• _Dataset extract_:
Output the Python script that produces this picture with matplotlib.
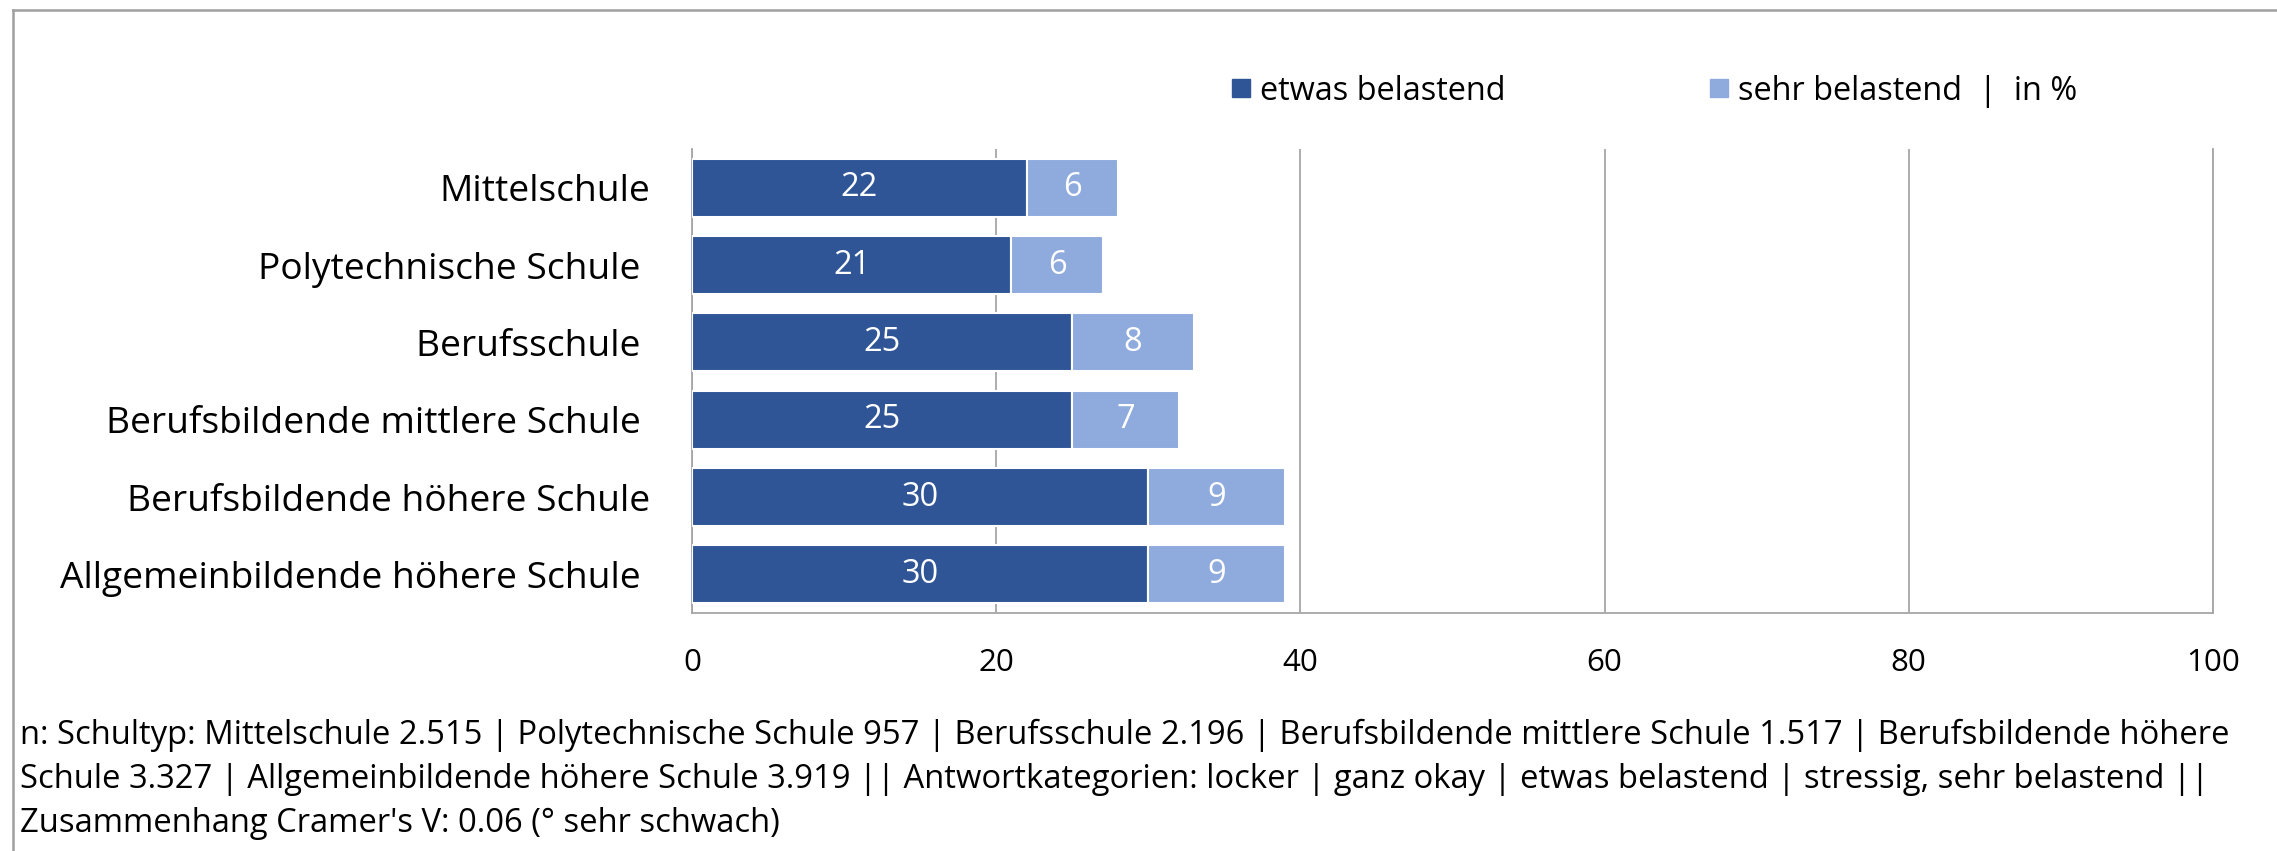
import numpy as np
import matplotlib
matplotlib.use('Agg')
import matplotlib.pyplot as plt
from matplotlib.lines import Line2D

# data
schools = ['Mittelschule', 'Polytechnische Schule ', 'Berufsschule ',
           'Berufsbildende mittlere Schule ', 'Berufsbildende höhere Schule',
           'Allgemeinbildende höhere Schule ']
etwas = [22, 21, 25, 25, 30, 30]
sehr = [6, 6, 8, 7, 9, 9]
series_names = ['etwas belastend', 'sehr belastend  |  in %']
xticks = [0, 20, 40, 60, 80, 100]
note = ("n: Schultyp: Mittelschule 2.515 | Polytechnische Schule 957 | Berufsschule 2.196 | "
        "Berufsbildende mittlere Schule 1.517 | Berufsbildende höhere\n"
        "Schule 3.327 | Allgemeinbildende höhere Schule 3.919 || Antwortkategorien: locker | "
        "ganz okay | etwas belastend | stressig, sehr belastend ||\n"
        "Zusammenhang Cramer's V: 0.06 (° sehr schwach)")

dark = '#2F5597'
light = '#8FAADC'
grid = '#A6A6A6'

plt.rcParams['font.family'] = ['Open Sans', 'DejaVu Sans']

W, H = 2277, 851
fig = plt.figure(figsize=(W / 100, H / 100), dpi=100)
ax = fig.add_axes([692 / W, 1 - 613 / H, (2213 - 692) / W, (613 - 149) / H])

y = np.arange(len(schools))
b1 = ax.barh(y, etwas, height=0.75, color=dark, edgecolor='white', linewidth=1.5,
             label=series_names[0], zorder=3)
b2 = ax.barh(y, sehr, left=etwas, height=0.75, color=light, edgecolor='white',
             linewidth=1.5, label=series_names[1], zorder=3)
ax.bar_label(b1, label_type='center', color='white', fontsize=23.5)
ax.bar_label(b2, label_type='center', color='white', fontsize=23.5)

ax.set_xlim(0, 100)
ax.set_ylim(len(schools) - 0.5, -0.5)
ax.set_xticks(xticks)
ax.set_yticks(y)
ax.set_yticklabels(schools, fontsize=26.7)
ax.tick_params(axis='y', length=0, pad=30)
ax.tick_params(axis='x', length=0, pad=25, labelsize=22.5)
ax.xaxis.grid(True, color=grid, linewidth=1.3, zorder=0)
ax.set_axisbelow(True)
ax.spines['top'].set_visible(False)
for s in ['left', 'bottom', 'right']:
    ax.spines[s].set_color(grid)
    ax.spines[s].set_linewidth(1.3)

# legend
handles = [Line2D([], [], marker='s', linestyle='none', markersize=13, color=dark),
           Line2D([], [], marker='s', linestyle='none', markersize=13, color=light)]
fig.legend(handles, series_names, loc='center left', bbox_to_anchor=(1232 / W, 1 - 91 / H),
           ncol=2, frameon=False, fontsize=23.4, handlelength=0.55, handletextpad=0.3,
           columnspacing=6.3, borderpad=0, borderaxespad=0)

# footnote
fig.text(20 / W, 1 - 719 / H, note, fontsize=23.6, va='top', ha='left', linespacing=1.43)

# outer frame (only top and left edges visible)
fig.add_artist(Line2D([13 / W, 1], [1 - 10 / H, 1 - 10 / H], color='#A0A0A0', linewidth=1.8))
fig.add_artist(Line2D([13 / W, 13 / W], [0, 1 - 10 / H], color='#A0A0A0', linewidth=1.8))

plt.savefig('out.png', dpi=100)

• _What is being asked_:
Starting with the first line of the data above and ending with the line containing "grid = '#A6A6A6'", please restate every line exactly, leaving images out.

• _Response to the task_:
Output the Python script that produces this picture with matplotlib.
import numpy as np
import matplotlib
matplotlib.use('Agg')
import matplotlib.pyplot as plt
from matplotlib.lines import Line2D

# data
schools = ['Mittelschule', 'Polytechnische Schule ', 'Berufsschule ',
           'Berufsbildende mittlere Schule ', 'Berufsbildende höhere Schule',
           'Allgemeinbildende höhere Schule ']
etwas = [22, 21, 25, 25, 30, 30]
sehr = [6, 6, 8, 7, 9, 9]
series_names = ['etwas belastend', 'sehr belastend  |  in %']
xticks = [0, 20, 40, 60, 80, 100]
note = ("n: Schultyp: Mittelschule 2.515 | Polytechnische Schule 957 | Berufsschule 2.196 | "
        "Berufsbildende mittlere Schule 1.517 | Berufsbildende höhere\n"
        "Schule 3.327 | Allgemeinbildende höhere Schule 3.919 || Antwortkategorien: locker | "
        "ganz okay | etwas belastend | stressig, sehr belastend ||\n"
        "Zusammenhang Cramer's V: 0.06 (° sehr schwach)")

dark = '#2F5597'
light = '#8FAADC'
grid = '#A6A6A6'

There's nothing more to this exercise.